Provided data ::
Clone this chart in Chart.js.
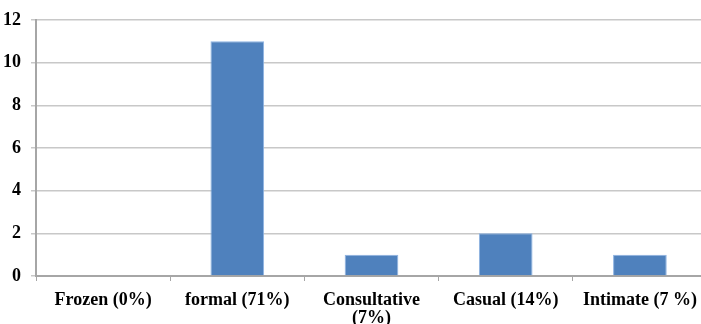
<!DOCTYPE html>
<html>
<head>
<meta charset="utf-8">
<script src="https://cdn.jsdelivr.net/npm/chart.js@4"></script>
<style>
  html, body { margin: 0; padding: 0; background: #fff; overflow: hidden; }
  #wrap { position: absolute; left: -11px; top: 0; width: 722px; height: 324px; }
</style>
</head>
<body>
<div id="wrap"><canvas id="styleChart"></canvas></div>
<script>
// categories and counts
const categories = ["Frozen (0%)", "formal (71%)", ["Consultative", "(7%)"], "Casual (14%)", "Intimate (7 %)"];
const counts = [0, 11, 1, 2, 1];
const yTicks = [0, 2, 4, 6, 8, 10, 12];

const serif = { family: "'Liberation Serif', 'Times New Roman', serif", size: 18, weight: "bold", lineHeight: 1.0 };

const ctx = document.getElementById("styleChart");

new Chart(ctx, {
  type: "bar",
  data: {
    labels: categories,
    datasets: [
      {
        label: "Count",
        data: counts,
        backgroundColor: "#4f81bd",
        borderColor: "#8db3e2",
        borderWidth: 1,
        categoryPercentage: 1,
        barPercentage: 0.4,
      },
    ],
  },
  options: {
    responsive: true,
    maintainAspectRatio: false,
    animation: false,
    layout: { padding: { top: 20, right: 4, left: 0, bottom: 0 } },
    plugins: { legend: { display: false }, tooltip: { enabled: false } },
    scales: {
      x: {
        afterFit: (scale) => {
          scale.height = 48;
        },
        grid: { offset: true, drawOnChartArea: false, drawTicks: true, tickLength: 5, color: "#a6a6a6" },
        border: { color: "#a6a6a6", width: 2 },
        ticks: { color: "#000", font: serif, padding: 10, maxRotation: 0, autoSkip: false },
      },
      y: {
        min: 0,
        max: 12,
        afterBuildTicks: (scale) => {
          scale.ticks = yTicks.map((v) => ({ value: v }));
        },
        afterFit: (scale) => {
          scale.width = 47;
        },
        grid: { color: "#c8c8c8", tickLength: 5, lineWidth: 1.5 },
        border: { color: "#a6a6a6", width: 2 },
        ticks: { color: "#000", font: serif, padding: 10 },
      },
    },
  },
});
</script>
</body>
</html>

To do :: Set the pictures aside and transcribe the data above exactly.

Exercise answer ::
Clone this chart in Chart.js.
<!DOCTYPE html>
<html>
<head>
<meta charset="utf-8">
<script src="https://cdn.jsdelivr.net/npm/chart.js@4"></script>
<style>
  html, body { margin: 0; padding: 0; background: #fff; overflow: hidden; }
  #wrap { position: absolute; left: -11px; top: 0; width: 722px; height: 324px; }
</style>
</head>
<body>
<div id="wrap"><canvas id="styleChart"></canvas></div>
<script>
// categories and counts
const categories = ["Frozen (0%)", "formal (71%)", ["Consultative", "(7%)"], "Casual (14%)", "Intimate (7 %)"];
const counts = [0, 11, 1, 2, 1];
const yTicks = [0, 2, 4, 6, 8, 10, 12];

const serif = { family: "'Liberation Serif', 'Times New Roman', serif", size: 18, weight: "bold", lineHeight: 1.0 };

const ctx = document.getElementById("styleChart");

new Chart(ctx, {
  type: "bar",
  data: {
    labels: categories,
    datasets: [
      {
        label: "Count",
        data: counts,
        backgroundColor: "#4f81bd",
        borderColor: "#8db3e2",
        borderWidth: 1,
        categoryPercentage: 1,
        barPercentage: 0.4,
      },
    ],
  },
  options: {
    responsive: true,
    maintainAspectRatio: false,
    animation: false,
    layout: { padding: { top: 20, right: 4, left: 0, bottom: 0 } },
    plugins: { legend: { display: false }, tooltip: { enabled: false } },
    scales: {
      x: {
        afterFit: (scale) => {
          scale.height = 48;
        },
        grid: { offset: true, drawOnChartArea: false, drawTicks: true, tickLength: 5, color: "#a6a6a6" },
        border: { color: "#a6a6a6", width: 2 },
        ticks: { color: "#000", font: serif, padding: 10, maxRotation: 0, autoSkip: false },
      },
      y: {
        min: 0,
        max: 12,
        afterBuildTicks: (scale) => {
          scale.ticks = yTicks.map((v) => ({ value: v }));
        },
        afterFit: (scale) => {
          scale.width = 47;
        },
        grid: { color: "#c8c8c8", tickLength: 5, lineWidth: 1.5 },
        border: { color: "#a6a6a6", width: 2 },
        ticks: { color: "#000", font: serif, padding: 10 },
      },
    },
  },
});
</script>
</body>
</html>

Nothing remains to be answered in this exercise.